DATA SECTION:
• • • • •

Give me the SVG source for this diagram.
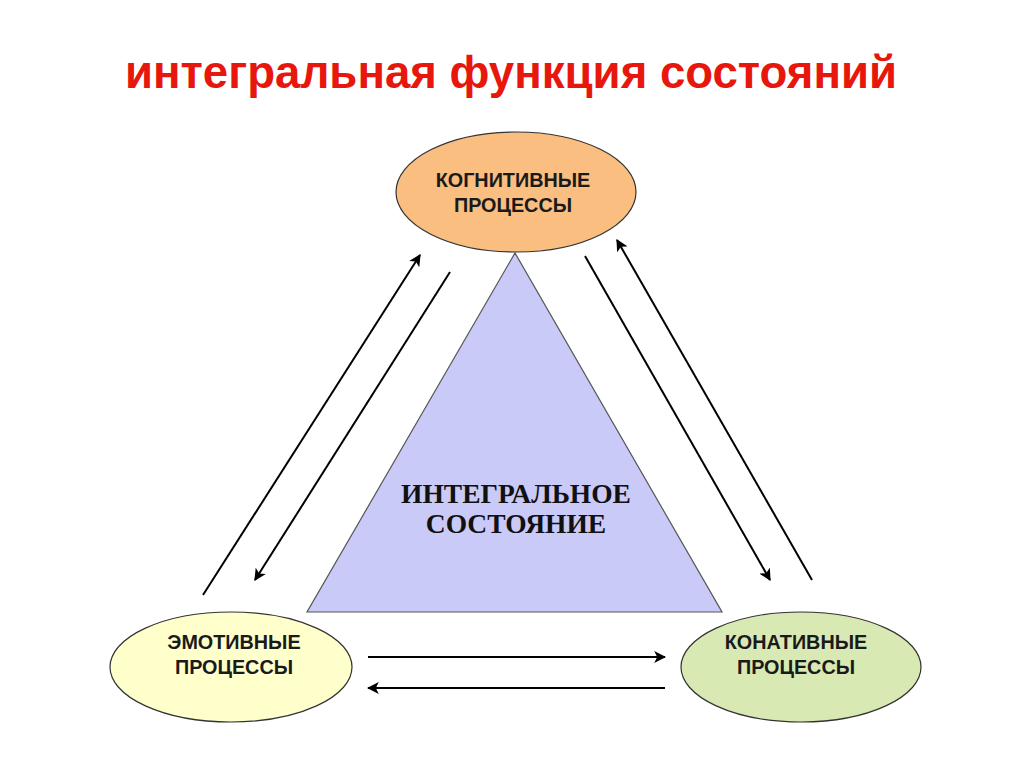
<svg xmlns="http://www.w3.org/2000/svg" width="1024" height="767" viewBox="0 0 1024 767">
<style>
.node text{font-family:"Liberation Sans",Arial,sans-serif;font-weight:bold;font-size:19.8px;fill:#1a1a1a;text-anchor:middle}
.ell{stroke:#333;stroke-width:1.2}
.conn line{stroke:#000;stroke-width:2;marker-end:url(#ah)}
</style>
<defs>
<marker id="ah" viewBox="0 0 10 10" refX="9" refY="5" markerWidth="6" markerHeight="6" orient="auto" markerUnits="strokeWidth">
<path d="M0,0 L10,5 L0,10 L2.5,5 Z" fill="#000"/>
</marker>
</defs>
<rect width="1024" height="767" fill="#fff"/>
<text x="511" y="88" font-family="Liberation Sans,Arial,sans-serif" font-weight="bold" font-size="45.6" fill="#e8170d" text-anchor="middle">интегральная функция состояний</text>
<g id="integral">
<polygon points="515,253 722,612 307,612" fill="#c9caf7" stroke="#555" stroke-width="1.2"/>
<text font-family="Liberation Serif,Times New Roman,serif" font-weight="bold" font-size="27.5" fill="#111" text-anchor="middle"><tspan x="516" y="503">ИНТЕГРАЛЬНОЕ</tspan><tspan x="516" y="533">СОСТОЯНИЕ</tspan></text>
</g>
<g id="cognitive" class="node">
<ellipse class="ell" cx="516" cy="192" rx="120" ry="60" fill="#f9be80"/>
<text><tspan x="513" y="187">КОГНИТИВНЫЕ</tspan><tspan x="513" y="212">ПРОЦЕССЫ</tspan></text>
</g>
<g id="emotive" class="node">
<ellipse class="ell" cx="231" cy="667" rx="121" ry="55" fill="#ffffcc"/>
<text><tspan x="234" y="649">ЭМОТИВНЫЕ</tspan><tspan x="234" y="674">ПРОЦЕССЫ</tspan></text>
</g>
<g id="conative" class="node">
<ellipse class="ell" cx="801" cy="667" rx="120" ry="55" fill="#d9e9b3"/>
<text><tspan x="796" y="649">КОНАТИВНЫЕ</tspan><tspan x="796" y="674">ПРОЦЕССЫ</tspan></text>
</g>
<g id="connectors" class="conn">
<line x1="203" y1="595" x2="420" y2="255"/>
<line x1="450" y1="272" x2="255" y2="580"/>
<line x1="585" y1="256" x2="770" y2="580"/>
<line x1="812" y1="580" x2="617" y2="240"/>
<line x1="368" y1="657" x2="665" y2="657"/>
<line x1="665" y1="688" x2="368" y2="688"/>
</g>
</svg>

• • • • •

DIRECTIVE:
Retype the data above exactly; pictures are not part of the copy.

COMPLETE RESPONSE:
Give me the SVG source for this diagram.
<svg xmlns="http://www.w3.org/2000/svg" width="1024" height="767" viewBox="0 0 1024 767">
<style>
.node text{font-family:"Liberation Sans",Arial,sans-serif;font-weight:bold;font-size:19.8px;fill:#1a1a1a;text-anchor:middle}
.ell{stroke:#333;stroke-width:1.2}
.conn line{stroke:#000;stroke-width:2;marker-end:url(#ah)}
</style>
<defs>
<marker id="ah" viewBox="0 0 10 10" refX="9" refY="5" markerWidth="6" markerHeight="6" orient="auto" markerUnits="strokeWidth">
<path d="M0,0 L10,5 L0,10 L2.5,5 Z" fill="#000"/>
</marker>
</defs>
<rect width="1024" height="767" fill="#fff"/>
<text x="511" y="88" font-family="Liberation Sans,Arial,sans-serif" font-weight="bold" font-size="45.6" fill="#e8170d" text-anchor="middle">интегральная функция состояний</text>
<g id="integral">
<polygon points="515,253 722,612 307,612" fill="#c9caf7" stroke="#555" stroke-width="1.2"/>
<text font-family="Liberation Serif,Times New Roman,serif" font-weight="bold" font-size="27.5" fill="#111" text-anchor="middle"><tspan x="516" y="503">ИНТЕГРАЛЬНОЕ</tspan><tspan x="516" y="533">СОСТОЯНИЕ</tspan></text>
</g>
<g id="cognitive" class="node">
<ellipse class="ell" cx="516" cy="192" rx="120" ry="60" fill="#f9be80"/>
<text><tspan x="513" y="187">КОГНИТИВНЫЕ</tspan><tspan x="513" y="212">ПРОЦЕССЫ</tspan></text>
</g>
<g id="emotive" class="node">
<ellipse class="ell" cx="231" cy="667" rx="121" ry="55" fill="#ffffcc"/>
<text><tspan x="234" y="649">ЭМОТИВНЫЕ</tspan><tspan x="234" y="674">ПРОЦЕССЫ</tspan></text>
</g>
<g id="conative" class="node">
<ellipse class="ell" cx="801" cy="667" rx="120" ry="55" fill="#d9e9b3"/>
<text><tspan x="796" y="649">КОНАТИВНЫЕ</tspan><tspan x="796" y="674">ПРОЦЕССЫ</tspan></text>
</g>
<g id="connectors" class="conn">
<line x1="203" y1="595" x2="420" y2="255"/>
<line x1="450" y1="272" x2="255" y2="580"/>
<line x1="585" y1="256" x2="770" y2="580"/>
<line x1="812" y1="580" x2="617" y2="240"/>
<line x1="368" y1="657" x2="665" y2="657"/>
<line x1="665" y1="688" x2="368" y2="688"/>
</g>
</svg>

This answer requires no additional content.